Battery-powered plasma arc lighters produce an electric arc between two electrodes that ignites tinder without fuel.

They are rechargeable via USB, windproof, and produce consistent results in most conditions.

The limitation is battery life. Most plasma lighters provide 100 to 300 ignitions per charge, and once the battery is dead, you have a paperweight. Cold temperatures also reduce battery performance significantly. They work best as a convenience item for car camping and short trips, not as a primary survival tool for extended backcountry use.

What to Carry

The ideal survival fire kit includes a primary method, a backup method, and prepared tinder.
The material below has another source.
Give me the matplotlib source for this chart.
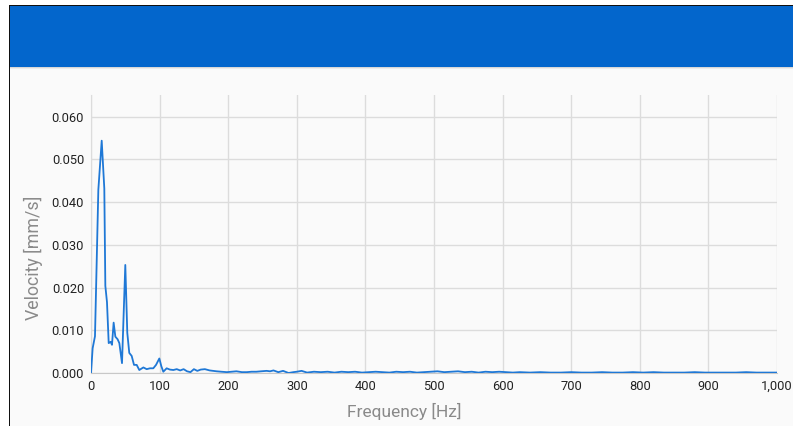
import matplotlib.pyplot as plt
from matplotlib.patches import Rectangle
from matplotlib.ticker import FuncFormatter

plt.rcParams['font.family'] = ['Roboto', 'DejaVu Sans']

# spectrum, low band read closely
freq_low = [0, 2.4, 5.8, 10.7, 15.6, 19.4, 20.9, 23.3, 25.8, 28.6, 30.6, 33.0,
            35.5, 38.8, 41.3, 45.2, 50.0, 52.9, 55.8, 59.3, 62.7, 66.6, 70.4,
            76.3, 81.2, 86.0, 90.8, 94.8, 99.6, 102.5, 105.4, 110.3]
vel_low = [0.0, 0.0058, 0.0086, 0.0429, 0.0544, 0.0432, 0.0204, 0.0166,
           0.0070, 0.0073, 0.0066, 0.0118, 0.0085, 0.0079, 0.0070, 0.0023,
           0.0253, 0.0094, 0.0047, 0.0040, 0.0019, 0.0019, 0.0007, 0.0013,
           0.0009, 0.0011, 0.0011, 0.0019, 0.0034, 0.0016, 0.0003, 0.0011]

# tail, coarser
freq_tail = [115, 120, 125, 130, 135, 140, 145, 150, 155, 160, 166, 173, 178,
             183, 190, 198, 205, 212, 220, 227, 234, 241, 248, 256, 261, 266,
             273, 280, 288, 295, 300, 307, 315, 325, 335, 345, 355, 365, 375,
             385, 395, 405, 415, 425, 435, 445, 455, 465, 475, 485, 495, 505,
             515, 525, 535, 545, 555, 565, 575, 585, 595, 605, 615, 625, 640,
             655, 670, 685, 700, 715, 730, 745, 760, 775, 790, 805, 820, 835,
             850, 865, 880, 895, 910, 925, 940, 955, 970, 985, 1000]
vel_tail = [0.0008, 0.0007, 0.0009, 0.0006, 0.0009, 0.0004, 0.0002, 0.0009,
            0.0005, 0.0008, 0.0009, 0.0006, 0.0005, 0.0004, 0.0003, 0.0002,
            0.0003, 0.0004, 0.0002, 0.0002, 0.0003, 0.0003, 0.0004, 0.0005,
            0.0004, 0.0006, 0.0002, 0.0005, 0.0000, 0.0002, 0.0003, 0.0005,
            0.0001, 0.0003, 0.0002, 0.0003, 0.0001, 0.0003, 0.0002, 0.0003,
            0.0001, 0.0002, 0.0003, 0.0002, 0.0001, 0.0003, 0.0002, 0.0003,
            0.0001, 0.0002, 0.0003, 0.0004, 0.0002, 0.0003, 0.0004, 0.0002,
            0.0003, 0.0001, 0.0003, 0.0002, 0.0003, 0.0002, 0.0001, 0.0002,
            0.0001, 0.0002, 0.0001, 0.0001, 0.0002, 0.0001, 0.0001, 0.0002,
            0.0001, 0.0001, 0.0002, 0.0001, 0.0002, 0.0001, 0.0001, 0.0001,
            0.0002, 0.0001, 0.0001, 0.0001, 0.0001, 0.0002, 0.0001, 0.0001,
            0.0001]

x_ticks = [0, 100, 200, 300, 400, 500, 600, 700, 800, 900, 1000]
y_ticks = [0.0, 0.01, 0.02, 0.03, 0.04, 0.05, 0.06]

freq = freq_low + freq_tail
vel = vel_low + vel_tail

fig = plt.figure(figsize=(7.93, 4.26), dpi=100, facecolor='white')

# page frame + header bar
fig.patches.append(Rectangle((10 / 793, 0), 1, 1 - 6 / 426, transform=fig.transFigure,
                             facecolor='#fafafa', edgecolor='none', zorder=0))
fig.patches.append(Rectangle((9 / 793, 0), 1.3 / 793, 1 - 5 / 426, transform=fig.transFigure,
                             facecolor='#111111', edgecolor='none', zorder=1))
fig.patches.append(Rectangle((9 / 793, 1 - 6.5 / 426), 1, 1.5 / 426, transform=fig.transFigure,
                             facecolor='#111111', edgecolor='none', zorder=1))
for i, c in enumerate(['#b8b8b8', '#d8d8d8', '#ececec']):
    fig.patches.append(Rectangle((10 / 793, 1 - (67 + i) / 426), 1, 1 / 426,
                                 transform=fig.transFigure, facecolor=c,
                                 edgecolor='none', zorder=1))
fig.patches.append(Rectangle((10 / 793, 1 - 66.5 / 426), 1, 60 / 426, transform=fig.transFigure,
                             facecolor='#0366cc', edgecolor='none', zorder=2))

ax = fig.add_axes([91 / 793, 1 - 373 / 426, 686 / 793, 278 / 426])
ax.set_zorder(10)
ax.set_facecolor('none')
ax.plot(freq, vel, color='#1f78d6', linewidth=1.3, zorder=3)

ax.set_xlim(0, 1000)
ax.set_ylim(0, 0.0651)
ax.set_xticks(x_ticks)
ax.set_yticks(y_ticks)
ax.xaxis.set_major_formatter(FuncFormatter(lambda v, p: f'{int(v):,}'))
ax.yaxis.set_major_formatter(FuncFormatter(lambda v, p: f'{v:.3f}'))
ax.grid(True, color='#dcdcdc', linewidth=1)
ax.tick_params(length=0, labelsize=9.3, labelcolor='#222222', pad=5)
for s in ['top', 'right']:
    ax.spines[s].set_visible(False)
ax.spines['left'].set_color('#dcdcdc')
ax.spines['bottom'].set_color('#c8c8c8')

ax.set_xlabel('Frequency [Hz]', fontsize=12.5, color='#8a8a8a')
ax.set_ylabel('Velocity [mm/s]', fontsize=12.8, color='#8a8a8a')
ax.xaxis.set_label_coords(0.457, -0.107)
ax.yaxis.set_label_coords(-0.070, 0.4155)

fig.savefig('out.png', dpi=100)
A practical combination is a Bic lighter as your primary (easy, instant flame), a ferro rod as your backup (works when the lighter fails), and a handful of petroleum jelly cotton balls as your guaranteed tinder.

This kit weighs a few ounces, fits in a small pouch, and gives you redundancy across different failure modes. The lighter handles everyday fire needs. The ferro rod handles wet and cold conditions.

The cotton balls handle the no-dry-tinder scenario.

Practice with each method before you depend on it. Starting a fire with a ferro rod in your backyard on a sunny day is easy. Starting one in the rain with numb fingers is a different skill entirely. Build that skill now while the stakes are low.